Paper short abstract:
This paper explores what the process of creating an Indigenous-controlled archive of museum objects can offer discourses on invisibility in 1) challenging assumptions about the invisibility of settler colonial ideologies within archival processes and 2) how object meanings can be made visible.
Paper long abstract:
Writing on Indigenous-initiated and Indigenous-directed work to document and organize their belongings online is significantly underrepresented in published literature. While museums, universities and partnering institutions are increasingly collaborating on digital initiatives with Indigenous communities, the resulting projects necessarily involve compromise between parties working with often different goals, publics, ontologies and epistemologies. Understanding and evaluating the meaning, value and success of these types of digital heritage archival projects that Indigenous peoples control at all levels is essential, and to move forward in this field without the inclusion of such knowledge would be problematic and inadequate for addressing the decolonizing aims of this work.

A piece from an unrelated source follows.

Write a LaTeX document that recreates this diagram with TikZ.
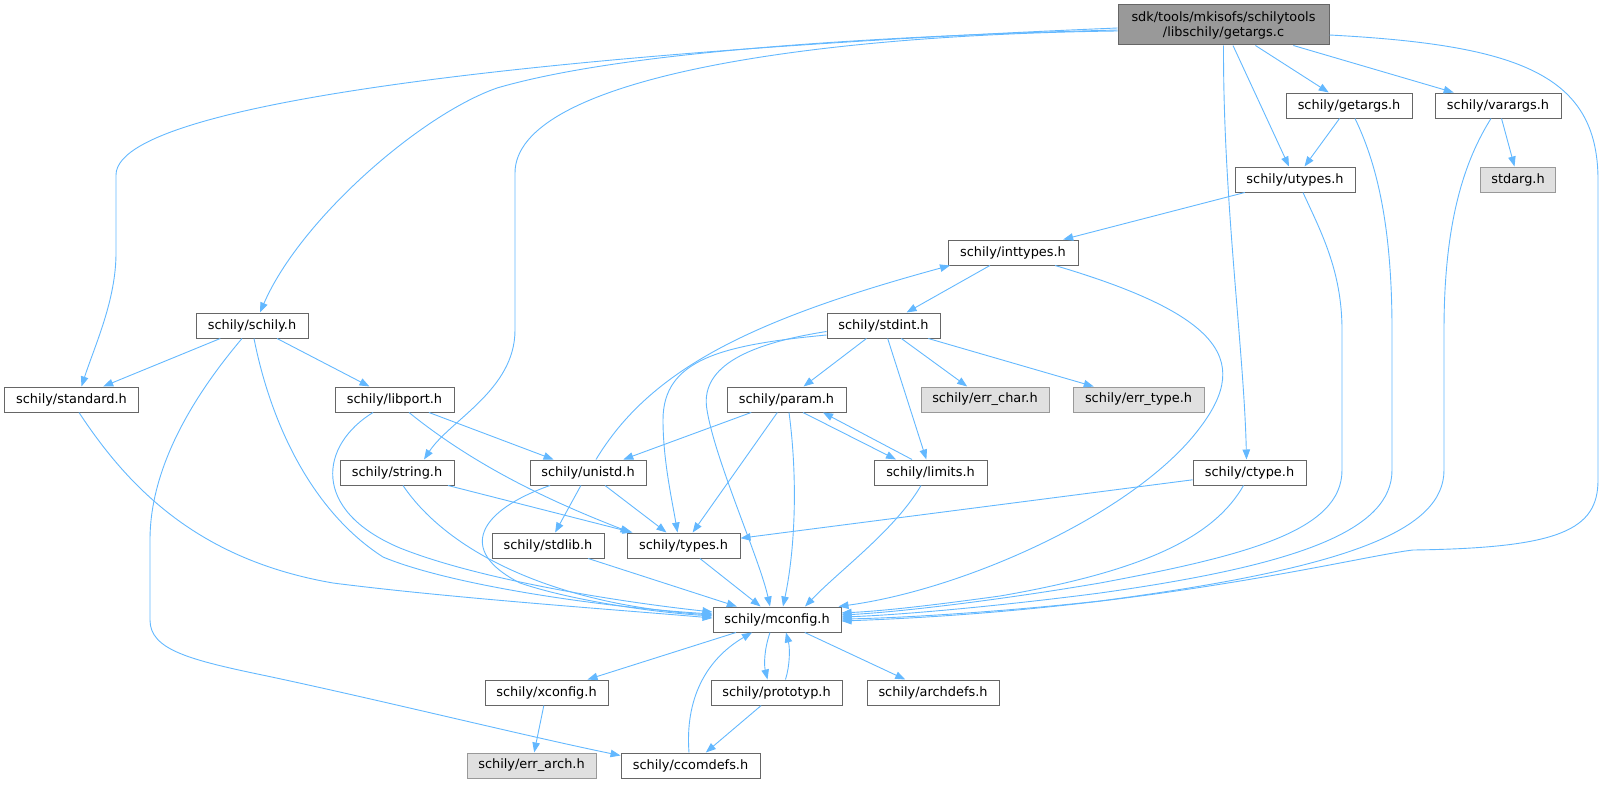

The Cultural Stewardship Office of the Nuxalk Nation in Bella Coola, British Columbia has started to compile a digital database of belongings from their territory to bring together objects that are still disparately located in various museums across the continent. Their goal is to create a searchable catalogue of heritage objects designed solely for community access. While this project is ongoing, it already offers significant contributions to conversations on decolonizing archives and museum collections databases. This paper explores what the process of creating an Indigenous-controlled archive of museum objects can offer discourses on invisibility in 1) challenging assumptions about the invisibility of settler colonial ideologies within archival processes and 2) how object meanings can be made visible.
Paper short abstract:
This paper explores the histories of an early Coast Salish collection at the Perth Museum and Art Gallery to demonstrate how objects can reveal alternative narratives of cross-cultural interaction and continue to shape knowledge and relationships from within a museum setting.
Paper long abstract:
First Nations collections from the Northwest Coast in British museums date primarily from the late-nineteenth and early twentieth-century, shaping the stories they have been able to tell. Familiar narratives of power relations between Indigenous and Settler communities during British colonial rule have tended to dominate, ignoring individual object histories in favour of broad narratives, and homogenising object stories rather than exploring their differences. This paper discusses the largely overlooked terrestrial fur-trade collections which predate large-scale non-Indigenous settlement of the Pacific Northwest to examine how individual object histories can affect the construction of records and exhibits. Focussing on a small collection of Coast Salish models and cultural possessions donated to the Perth Museum and Art Gallery in 1833, I will problematise the often-assumed stasis of museum objects by demonstrating the ways in which historic artefacts have the capacity to challenge dominant narratives and foster contemporary knowledge sharing. The power dynamics entangled within this collection tell of the Hudson's Bay Company's reliance on First Nations knowledge and exchange networks, and the intimate stories of individual relationships which both allowed and shaped early collections. By developing understanding of the personal relationships which shaped museum collections, I will shed light on a period of collecting which directly influenced nineteenth-century scientific knowledge in Scotland and shaped intercultural exchange in Western Canada. Through these individual narratives, I will explore how the museum lives of objects and associated archives shape collections, and contribute to the comprehensive understanding of collecting as a continuing engagement between Scotland and Canada.